## What you will do:
Print the entries verbatim, leaving out the images they contain.

#####

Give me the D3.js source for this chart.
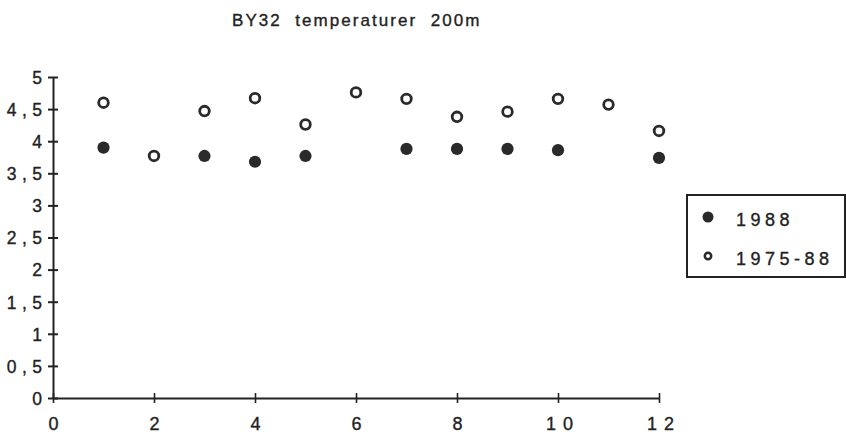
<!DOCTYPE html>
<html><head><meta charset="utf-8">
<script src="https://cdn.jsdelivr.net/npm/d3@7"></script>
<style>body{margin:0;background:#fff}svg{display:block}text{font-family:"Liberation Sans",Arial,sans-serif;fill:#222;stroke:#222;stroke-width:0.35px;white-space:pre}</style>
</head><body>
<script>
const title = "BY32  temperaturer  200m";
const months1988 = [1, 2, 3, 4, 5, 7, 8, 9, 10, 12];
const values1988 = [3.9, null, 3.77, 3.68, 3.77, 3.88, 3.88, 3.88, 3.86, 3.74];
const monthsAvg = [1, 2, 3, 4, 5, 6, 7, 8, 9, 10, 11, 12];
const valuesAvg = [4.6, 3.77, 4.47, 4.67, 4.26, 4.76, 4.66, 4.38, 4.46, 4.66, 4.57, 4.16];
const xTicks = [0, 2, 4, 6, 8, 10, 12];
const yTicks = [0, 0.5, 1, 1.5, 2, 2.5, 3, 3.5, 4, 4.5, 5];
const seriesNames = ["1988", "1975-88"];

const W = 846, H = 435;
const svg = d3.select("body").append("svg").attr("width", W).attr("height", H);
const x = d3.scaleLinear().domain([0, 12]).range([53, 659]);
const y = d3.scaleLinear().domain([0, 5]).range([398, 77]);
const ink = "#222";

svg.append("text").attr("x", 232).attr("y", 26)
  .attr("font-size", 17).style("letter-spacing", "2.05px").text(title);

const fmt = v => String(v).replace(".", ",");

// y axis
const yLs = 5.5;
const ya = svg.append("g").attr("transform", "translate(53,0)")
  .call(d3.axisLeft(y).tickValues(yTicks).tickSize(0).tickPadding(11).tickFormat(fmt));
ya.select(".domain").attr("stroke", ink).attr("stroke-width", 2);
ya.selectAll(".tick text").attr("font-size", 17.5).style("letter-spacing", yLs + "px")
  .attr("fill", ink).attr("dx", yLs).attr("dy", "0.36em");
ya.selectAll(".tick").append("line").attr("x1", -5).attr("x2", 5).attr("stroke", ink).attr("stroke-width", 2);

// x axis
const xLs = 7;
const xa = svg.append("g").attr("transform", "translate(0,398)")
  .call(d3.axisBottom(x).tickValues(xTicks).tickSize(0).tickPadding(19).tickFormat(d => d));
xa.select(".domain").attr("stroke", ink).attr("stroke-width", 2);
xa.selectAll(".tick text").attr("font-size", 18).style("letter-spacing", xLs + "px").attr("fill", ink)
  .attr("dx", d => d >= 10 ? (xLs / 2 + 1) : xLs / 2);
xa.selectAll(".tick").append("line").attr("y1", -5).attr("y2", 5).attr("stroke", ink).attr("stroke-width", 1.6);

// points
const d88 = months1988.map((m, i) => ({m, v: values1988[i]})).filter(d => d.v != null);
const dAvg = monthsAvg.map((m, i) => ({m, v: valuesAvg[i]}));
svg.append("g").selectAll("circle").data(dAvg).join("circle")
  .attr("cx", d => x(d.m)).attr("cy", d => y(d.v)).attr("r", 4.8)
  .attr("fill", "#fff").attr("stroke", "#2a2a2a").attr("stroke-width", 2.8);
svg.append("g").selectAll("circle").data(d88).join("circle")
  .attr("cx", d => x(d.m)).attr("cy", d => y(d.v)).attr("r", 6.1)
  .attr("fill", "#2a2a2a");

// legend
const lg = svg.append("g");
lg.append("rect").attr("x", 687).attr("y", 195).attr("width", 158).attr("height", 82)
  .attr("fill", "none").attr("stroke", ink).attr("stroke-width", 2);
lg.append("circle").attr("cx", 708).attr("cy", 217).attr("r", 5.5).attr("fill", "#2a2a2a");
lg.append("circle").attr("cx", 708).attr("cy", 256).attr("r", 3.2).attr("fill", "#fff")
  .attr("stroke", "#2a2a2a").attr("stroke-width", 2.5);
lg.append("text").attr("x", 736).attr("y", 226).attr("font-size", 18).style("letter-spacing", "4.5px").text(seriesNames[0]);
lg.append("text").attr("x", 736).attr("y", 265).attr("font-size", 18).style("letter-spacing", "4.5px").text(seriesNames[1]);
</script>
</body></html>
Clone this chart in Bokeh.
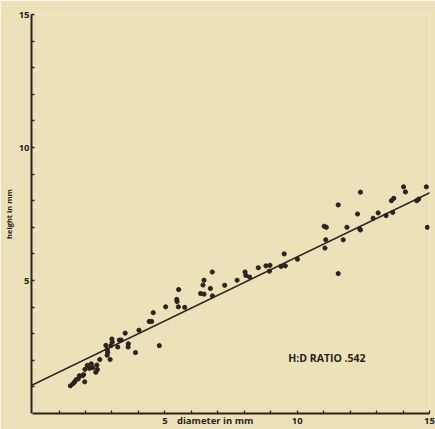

#####

## Full response:
Give me the D3.js source for this chart.
<!DOCTYPE html>
<html><head><meta charset="utf-8">
<script src="https://cdn.jsdelivr.net/npm/d3@7"></script>
<style>body{margin:0;background:#fff}svg{display:block}text{font-family:"Liberation Sans",Arial,sans-serif;fill:#222;stroke:#222;stroke-width:0.35px;white-space:pre}</style>
</head><body>
<script>
const title = "BY32  temperaturer  200m";
const months1988 = [1, 2, 3, 4, 5, 7, 8, 9, 10, 12];
const values1988 = [3.9, null, 3.77, 3.68, 3.77, 3.88, 3.88, 3.88, 3.86, 3.74];
const monthsAvg = [1, 2, 3, 4, 5, 6, 7, 8, 9, 10, 11, 12];
const valuesAvg = [4.6, 3.77, 4.47, 4.67, 4.26, 4.76, 4.66, 4.38, 4.46, 4.66, 4.57, 4.16];
const xTicks = [0, 2, 4, 6, 8, 10, 12];
const yTicks = [0, 0.5, 1, 1.5, 2, 2.5, 3, 3.5, 4, 4.5, 5];
const seriesNames = ["1988", "1975-88"];

const W = 846, H = 435;
const svg = d3.select("body").append("svg").attr("width", W).attr("height", H);
const x = d3.scaleLinear().domain([0, 12]).range([53, 659]);
const y = d3.scaleLinear().domain([0, 5]).range([398, 77]);
const ink = "#222";

svg.append("text").attr("x", 232).attr("y", 26)
  .attr("font-size", 17).style("letter-spacing", "2.05px").text(title);

const fmt = v => String(v).replace(".", ",");

// y axis
const yLs = 5.5;
const ya = svg.append("g").attr("transform", "translate(53,0)")
  .call(d3.axisLeft(y).tickValues(yTicks).tickSize(0).tickPadding(11).tickFormat(fmt));
ya.select(".domain").attr("stroke", ink).attr("stroke-width", 2);
ya.selectAll(".tick text").attr("font-size", 17.5).style("letter-spacing", yLs + "px")
  .attr("fill", ink).attr("dx", yLs).attr("dy", "0.36em");
ya.selectAll(".tick").append("line").attr("x1", -5).attr("x2", 5).attr("stroke", ink).attr("stroke-width", 2);

// x axis
const xLs = 7;
const xa = svg.append("g").attr("transform", "translate(0,398)")
  .call(d3.axisBottom(x).tickValues(xTicks).tickSize(0).tickPadding(19).tickFormat(d => d));
xa.select(".domain").attr("stroke", ink).attr("stroke-width", 2);
xa.selectAll(".tick text").attr("font-size", 18).style("letter-spacing", xLs + "px").attr("fill", ink)
  .attr("dx", d => d >= 10 ? (xLs / 2 + 1) : xLs / 2);
xa.selectAll(".tick").append("line").attr("y1", -5).attr("y2", 5).attr("stroke", ink).attr("stroke-width", 1.6);

// points
const d88 = months1988.map((m, i) => ({m, v: values1988[i]})).filter(d => d.v != null);
const dAvg = monthsAvg.map((m, i) => ({m, v: valuesAvg[i]}));
svg.append("g").selectAll("circle").data(dAvg).join("circle")
  .attr("cx", d => x(d.m)).attr("cy", d => y(d.v)).attr("r", 4.8)
  .attr("fill", "#fff").attr("stroke", "#2a2a2a").attr("stroke-width", 2.8);
svg.append("g").selectAll("circle").data(d88).join("circle")
  .attr("cx", d => x(d.m)).attr("cy", d => y(d.v)).attr("r", 6.1)
  .attr("fill", "#2a2a2a");

// legend
const lg = svg.append("g");
lg.append("rect").attr("x", 687).attr("y", 195).attr("width", 158).attr("height", 82)
  .attr("fill", "none").attr("stroke", ink).attr("stroke-width", 2);
lg.append("circle").attr("cx", 708).attr("cy", 217).attr("r", 5.5).attr("fill", "#2a2a2a");
lg.append("circle").attr("cx", 708).attr("cy", 256).attr("r", 3.2).attr("fill", "#fff")
  .attr("stroke", "#2a2a2a").attr("stroke-width", 2.5);
lg.append("text").attr("x", 736).attr("y", 226).attr("font-size", 18).style("letter-spacing", "4.5px").text(seriesNames[0]);
lg.append("text").attr("x", 736).attr("y", 265).attr("font-size", 18).style("letter-spacing", "4.5px").text(seriesNames[1]);
</script>
</body></html>
Clone this chart in Bokeh.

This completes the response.